**Data rows:**
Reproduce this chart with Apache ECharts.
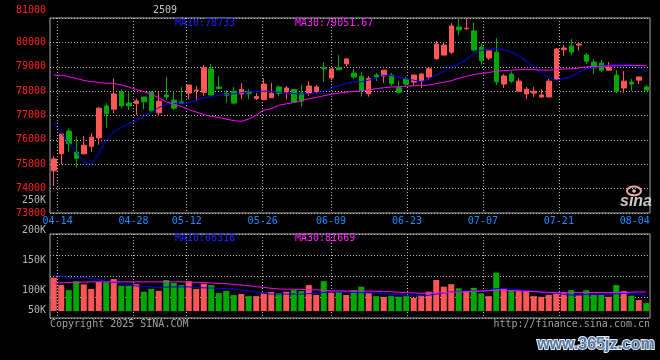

* * *

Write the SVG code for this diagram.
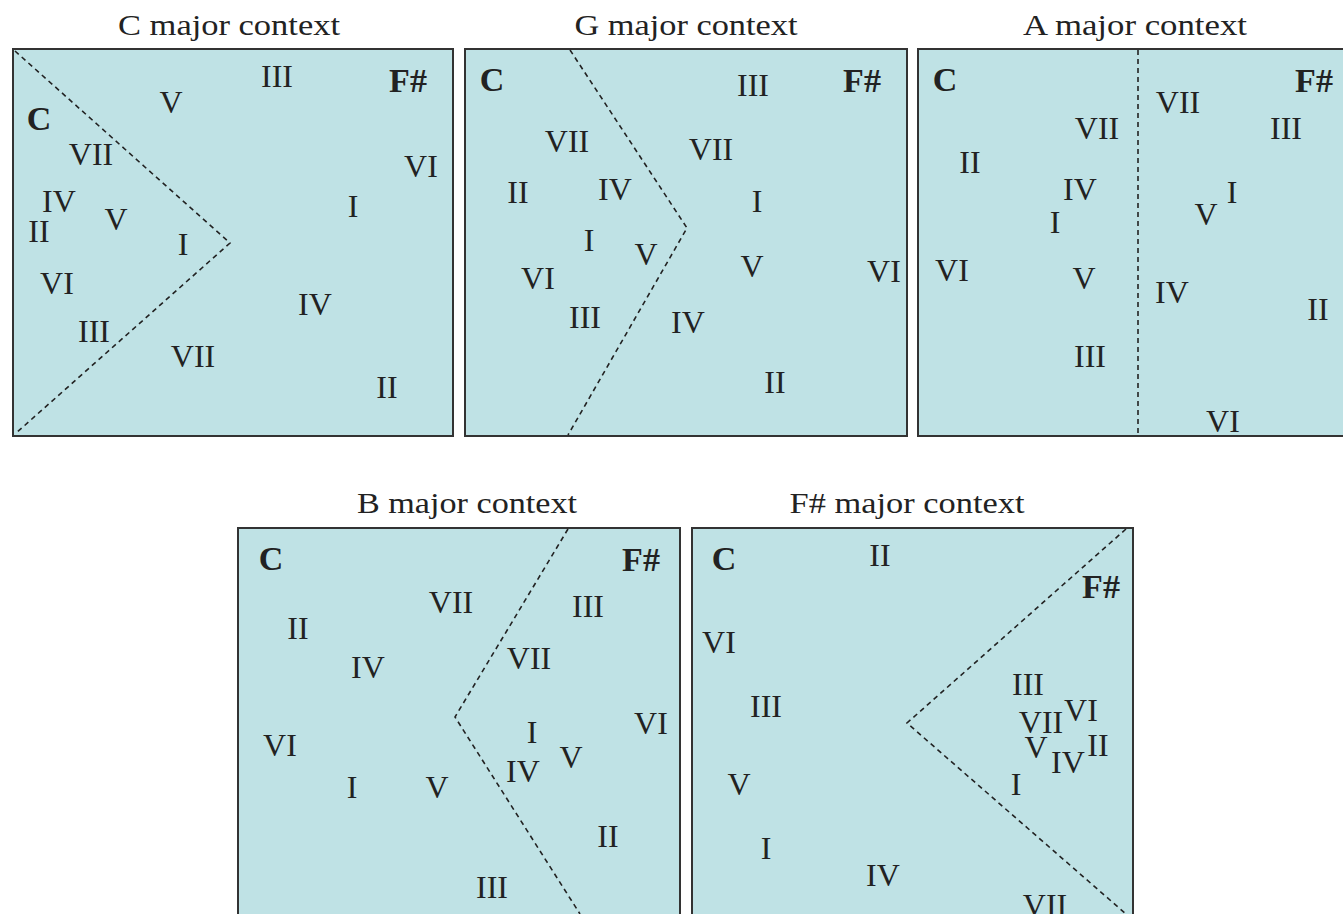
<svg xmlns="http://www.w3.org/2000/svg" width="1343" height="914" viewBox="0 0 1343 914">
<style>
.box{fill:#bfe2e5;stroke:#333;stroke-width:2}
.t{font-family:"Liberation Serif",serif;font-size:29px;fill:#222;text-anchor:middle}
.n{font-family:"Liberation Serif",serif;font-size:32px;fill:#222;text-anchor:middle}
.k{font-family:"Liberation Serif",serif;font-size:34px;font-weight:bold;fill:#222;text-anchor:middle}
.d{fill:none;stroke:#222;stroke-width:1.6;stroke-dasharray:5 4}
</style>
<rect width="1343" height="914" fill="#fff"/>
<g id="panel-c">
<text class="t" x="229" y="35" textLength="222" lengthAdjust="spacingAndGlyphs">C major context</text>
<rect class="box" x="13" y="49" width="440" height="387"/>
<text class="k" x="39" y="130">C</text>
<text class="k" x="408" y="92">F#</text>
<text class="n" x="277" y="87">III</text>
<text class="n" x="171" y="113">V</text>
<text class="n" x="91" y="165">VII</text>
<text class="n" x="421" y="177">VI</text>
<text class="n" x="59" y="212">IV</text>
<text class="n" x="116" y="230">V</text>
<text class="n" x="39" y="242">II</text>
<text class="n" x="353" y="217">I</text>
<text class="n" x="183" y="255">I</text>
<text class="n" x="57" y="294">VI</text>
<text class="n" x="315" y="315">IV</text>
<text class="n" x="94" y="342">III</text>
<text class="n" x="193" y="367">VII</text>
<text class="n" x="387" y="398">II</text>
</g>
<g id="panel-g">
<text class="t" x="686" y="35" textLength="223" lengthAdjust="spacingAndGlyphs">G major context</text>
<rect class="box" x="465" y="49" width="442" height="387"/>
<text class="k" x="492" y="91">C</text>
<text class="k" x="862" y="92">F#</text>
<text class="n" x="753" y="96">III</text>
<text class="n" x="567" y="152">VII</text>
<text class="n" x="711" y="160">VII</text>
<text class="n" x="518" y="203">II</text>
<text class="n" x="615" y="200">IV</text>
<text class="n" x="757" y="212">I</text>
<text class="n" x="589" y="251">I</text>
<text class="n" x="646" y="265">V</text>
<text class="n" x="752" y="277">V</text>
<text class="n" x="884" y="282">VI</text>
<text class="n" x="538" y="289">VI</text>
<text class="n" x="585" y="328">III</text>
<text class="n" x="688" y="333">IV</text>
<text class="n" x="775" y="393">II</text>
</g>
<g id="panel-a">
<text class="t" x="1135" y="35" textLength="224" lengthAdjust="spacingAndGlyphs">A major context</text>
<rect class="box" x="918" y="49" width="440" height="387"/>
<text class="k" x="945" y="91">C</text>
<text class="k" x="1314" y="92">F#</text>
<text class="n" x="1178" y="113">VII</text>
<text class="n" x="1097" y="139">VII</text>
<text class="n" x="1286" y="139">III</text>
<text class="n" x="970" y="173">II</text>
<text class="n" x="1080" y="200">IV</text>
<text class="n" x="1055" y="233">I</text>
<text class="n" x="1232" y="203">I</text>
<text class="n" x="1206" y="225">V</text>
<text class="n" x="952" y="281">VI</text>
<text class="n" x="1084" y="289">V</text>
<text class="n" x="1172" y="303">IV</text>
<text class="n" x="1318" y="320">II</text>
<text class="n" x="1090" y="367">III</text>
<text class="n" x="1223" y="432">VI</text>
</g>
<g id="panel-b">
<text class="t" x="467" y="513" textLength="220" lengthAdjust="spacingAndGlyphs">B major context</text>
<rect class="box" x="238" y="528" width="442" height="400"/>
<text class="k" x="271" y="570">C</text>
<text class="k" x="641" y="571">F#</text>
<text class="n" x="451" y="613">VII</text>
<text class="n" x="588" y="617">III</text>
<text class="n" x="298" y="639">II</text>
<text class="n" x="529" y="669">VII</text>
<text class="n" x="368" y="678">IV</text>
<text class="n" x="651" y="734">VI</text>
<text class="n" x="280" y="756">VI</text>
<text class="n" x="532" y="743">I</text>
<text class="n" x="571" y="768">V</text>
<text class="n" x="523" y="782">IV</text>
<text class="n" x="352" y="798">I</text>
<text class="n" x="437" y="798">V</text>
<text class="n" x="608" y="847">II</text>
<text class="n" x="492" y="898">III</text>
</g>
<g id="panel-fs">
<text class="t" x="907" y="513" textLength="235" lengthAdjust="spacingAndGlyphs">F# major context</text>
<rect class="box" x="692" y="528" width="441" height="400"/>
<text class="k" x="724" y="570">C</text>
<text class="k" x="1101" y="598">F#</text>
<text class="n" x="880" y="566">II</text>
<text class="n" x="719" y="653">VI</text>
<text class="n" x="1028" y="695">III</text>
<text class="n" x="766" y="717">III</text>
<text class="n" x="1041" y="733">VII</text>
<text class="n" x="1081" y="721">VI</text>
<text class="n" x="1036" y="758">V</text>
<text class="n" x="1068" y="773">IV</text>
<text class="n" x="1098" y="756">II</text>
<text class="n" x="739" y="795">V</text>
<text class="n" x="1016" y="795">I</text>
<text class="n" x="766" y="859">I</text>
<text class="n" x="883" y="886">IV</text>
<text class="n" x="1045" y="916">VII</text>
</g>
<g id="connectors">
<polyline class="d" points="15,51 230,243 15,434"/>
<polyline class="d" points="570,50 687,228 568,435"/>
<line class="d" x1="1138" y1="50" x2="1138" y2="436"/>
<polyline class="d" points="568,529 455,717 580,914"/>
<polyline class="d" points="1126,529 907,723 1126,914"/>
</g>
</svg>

**Set problem:**
Identify every line where the string "this" appears.

**Answer for the task:**
Reproduce this chart with Apache ECharts.
Write the SVG code for this diagram.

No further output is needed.